Einde inhoudsopgave
Verordening (EU) 2023/1542 inzake batterijen en afgedankte batterijen, tot wijziging van Richtlijn 2008/98/EG en Verordening (EU) 2019/1020 en tot intrekking van Richtlijn 2006/66/EG
Artikel 33 Operationele verplichtingen van aangemelde instanties
Geldend
Geldend vanaf 17-08-2023
- Bronpublicatie:
12-07-2023, PbEU 2023, L 191 (uitgifte: 28-07-2023, regelingnummer: 2023/1542)
- Inwerkingtreding
17-08-2023
- Bronpublicatie inwerkingtreding:
12-07-2023, PbEU 2023, L 191 (uitgifte: 28-07-2023, regelingnummer: 2023/1542)
- Vakgebied(en)
Milieurecht / Afval
1.
Een aangemelde instantie voert conformiteitsbeoordelingen uit volgens de conformiteitsbeoordelingsprocedures van artikel 48, lid 2, artikel 51 of bijlage VIII, zoals bepaald door het toepassingsgebied van de aanmelding overeenkomstig artikel 29.
2.
Een aangemelde instantie voert conformiteitsbeoordelingen op evenredige wijze uit, waarbij zij marktdeelnemers niet onnodig belast en naar behoren rekening houdt met de omvang van de onderneming, de sector waarin de onderneming actief is, haar structuur, de relatieve complexiteit van de te beoordelen batterij en het massa- of seriële karakter van het productieproces. De aangemelde instantie eerbiedigt hoe dan ook de striktheid en het beschermingsniveau die nodig zijn opdat de batterij en de marktdeelnemers voldoen aan deze verordening.
3.
Indien een aangemelde instantie vaststelt dat niet is voldaan aan de toepasselijke eisen van de artikelen 6 tot en met 10 en de artikelen 12, 13, 14, 49 en 50, de in artikel 15 bedoelde overeenkomstige geharmoniseerde normen, de in artikel 16 bedoelde gemeenschappelijke specificaties of andere technische specificaties, vereist zij van de fabrikant of andere betrokken marktdeelnemer dat die passende corrigerende maatregelen neemt om te anticiperen op een tweede, definitieve conformiteitsbeoordeling, tenzij de tekortkomingen niet kunnen worden verholpen.

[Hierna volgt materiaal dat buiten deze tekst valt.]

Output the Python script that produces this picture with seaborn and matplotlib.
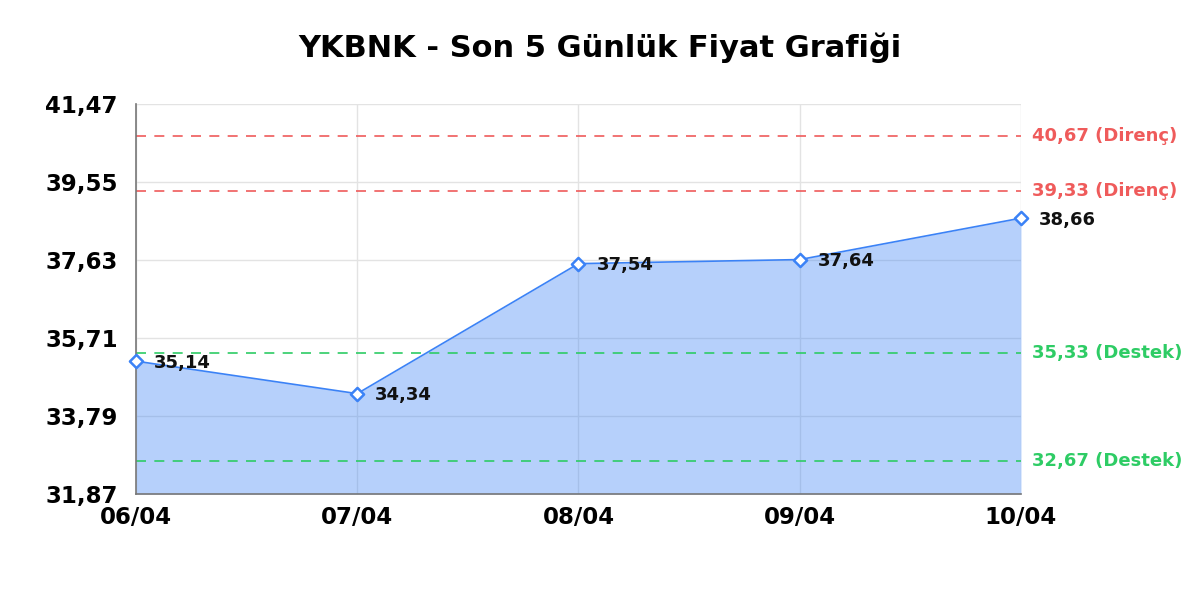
import numpy as np
import matplotlib
matplotlib.use('Agg')
import matplotlib.pyplot as plt
import seaborn as sns
import pandas as pd

# data
dates = ['06/04', '07/04', '08/04', '09/04', '10/04']
prices = [35.14, 34.34, 37.54, 37.64, 38.66]
resistance = [40.67, 39.33]
support = [35.33, 32.67]
y_ticks = [31.87, 33.79, 35.71, 37.63, 39.55, 41.47]

df = pd.DataFrame({'idx': range(len(dates)), 'price': prices})

sns.set_style('white')
plt.rcParams['font.family'] = ['DejaVu Sans']
plt.rcParams['text.color'] = 'black'
plt.rcParams['xtick.color'] = 'black'
plt.rcParams['ytick.color'] = 'black'

line_c = '#3b82f6'
red_c = '#ef5b5b'
green_c = '#2ecc65'
fam = ['DejaVu Sans']

fig = plt.figure(figsize=(12, 6), dpi=100)
ax = fig.add_axes([0.1133, 0.1767, 0.7375, 0.65])

ax.fill_between(df['idx'], df['price'], y_ticks[0], color=line_c, alpha=0.37,
                linewidth=0, zorder=1)
sns.lineplot(data=df, x='idx', y='price', ax=ax, color=line_c, linewidth=1.2, zorder=3)
ax.scatter(df['idx'], df['price'], marker='D', s=45, facecolor='white',
           edgecolor=line_c, linewidth=1.8, zorder=4, clip_on=False)

for i, p in enumerate(prices):
    ax.annotate(f'{p:.2f}'.replace('.', ','), (i, p), xytext=(13, -1),
                textcoords='offset points', ha='left', va='center',
                fontsize=13, fontweight='bold', color='#111111', zorder=5,
                annotation_clip=False, family=fam)

for v in resistance:
    ax.axhline(v, color=red_c, linestyle=(0, (6, 5)), linewidth=1.2, zorder=2)
    ax.annotate(f'{v:.2f}'.replace('.', ',') + ' (Direnç)', (1, v),
                xycoords=('axes fraction', 'data'), xytext=(8, 0),
                textcoords='offset points', va='center', ha='left',
                fontsize=13, fontweight='bold', color=red_c, family=fam)
for v in support:
    ax.axhline(v, color=green_c, linestyle=(0, (6, 5)), linewidth=1.2, zorder=2)
    ax.annotate(f'{v:.2f}'.replace('.', ',') + ' (Destek)', (1, v),
                xycoords=('axes fraction', 'data'), xytext=(8, 0),
                textcoords='offset points', va='center', ha='left',
                fontsize=13, fontweight='bold', color=green_c, family=fam)

ax.set_xlim(0, len(dates) - 1)
ax.set_ylim(y_ticks[0], y_ticks[-1])
ax.set_xticks(range(len(dates)))
ax.set_xticklabels(dates)
ax.set_yticks(y_ticks)
ax.set_yticklabels([f'{t:.2f}'.replace('.', ',') for t in y_ticks])
ax.grid(True, color='#e3e3e3', linewidth=1, zorder=0)
ax.set_axisbelow(True)
for lbl in ax.get_xticklabels() + ax.get_yticklabels():
    lbl.set_fontweight('bold')
    lbl.set_fontsize(16.5)
    lbl.set_family(fam)
ax.tick_params(axis='x', length=0, pad=9)
ax.tick_params(axis='y', length=0, pad=13)
ax.set_xlabel('')
ax.set_ylabel('')

for s in ['top', 'right']:
    ax.spines[s].set_visible(False)
for s in ['left', 'bottom']:
    ax.spines[s].set_color('#777777')
    ax.spines[s].set_linewidth(1.2)

fig.suptitle('YKBNK - Son 5 Günlük Fiyat Grafiği', fontsize=22, fontweight='bold',
             y=1 - 48 / 600, va='center', color='black', family=fam)

plt.savefig('out.png', dpi=100)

Indien de tekortkomingen niet kunnen worden verholpen, geeft de aanmeldende instantie het conformiteitscertificaat of het goedkeuringsbesluit niet af.
4.
Indien een aangemelde instantie bij het toezicht op de conformiteit na de afgifte van een goedkeuringsbesluit vaststelt dat niet langer aan de eisen wordt voldaan, vereist zij van de fabrikant of de in artikel 48, lid 1, bedoelde marktdeelnemer, naargelang het geval, dat die passende corrigerende maatregelen neemt, en schorst zij het goedkeuringsbesluit zo nodig of trekt zij het zo nodig in.
5.
Indien er geen corrigerende maatregelen als bedoeld in lid 4 worden genomen of die niet het vereiste effect hebben, wordt het goedkeuringsbesluit door de aangemelde instantie naargelang het geval beperkt, geschorst of ingetrokken.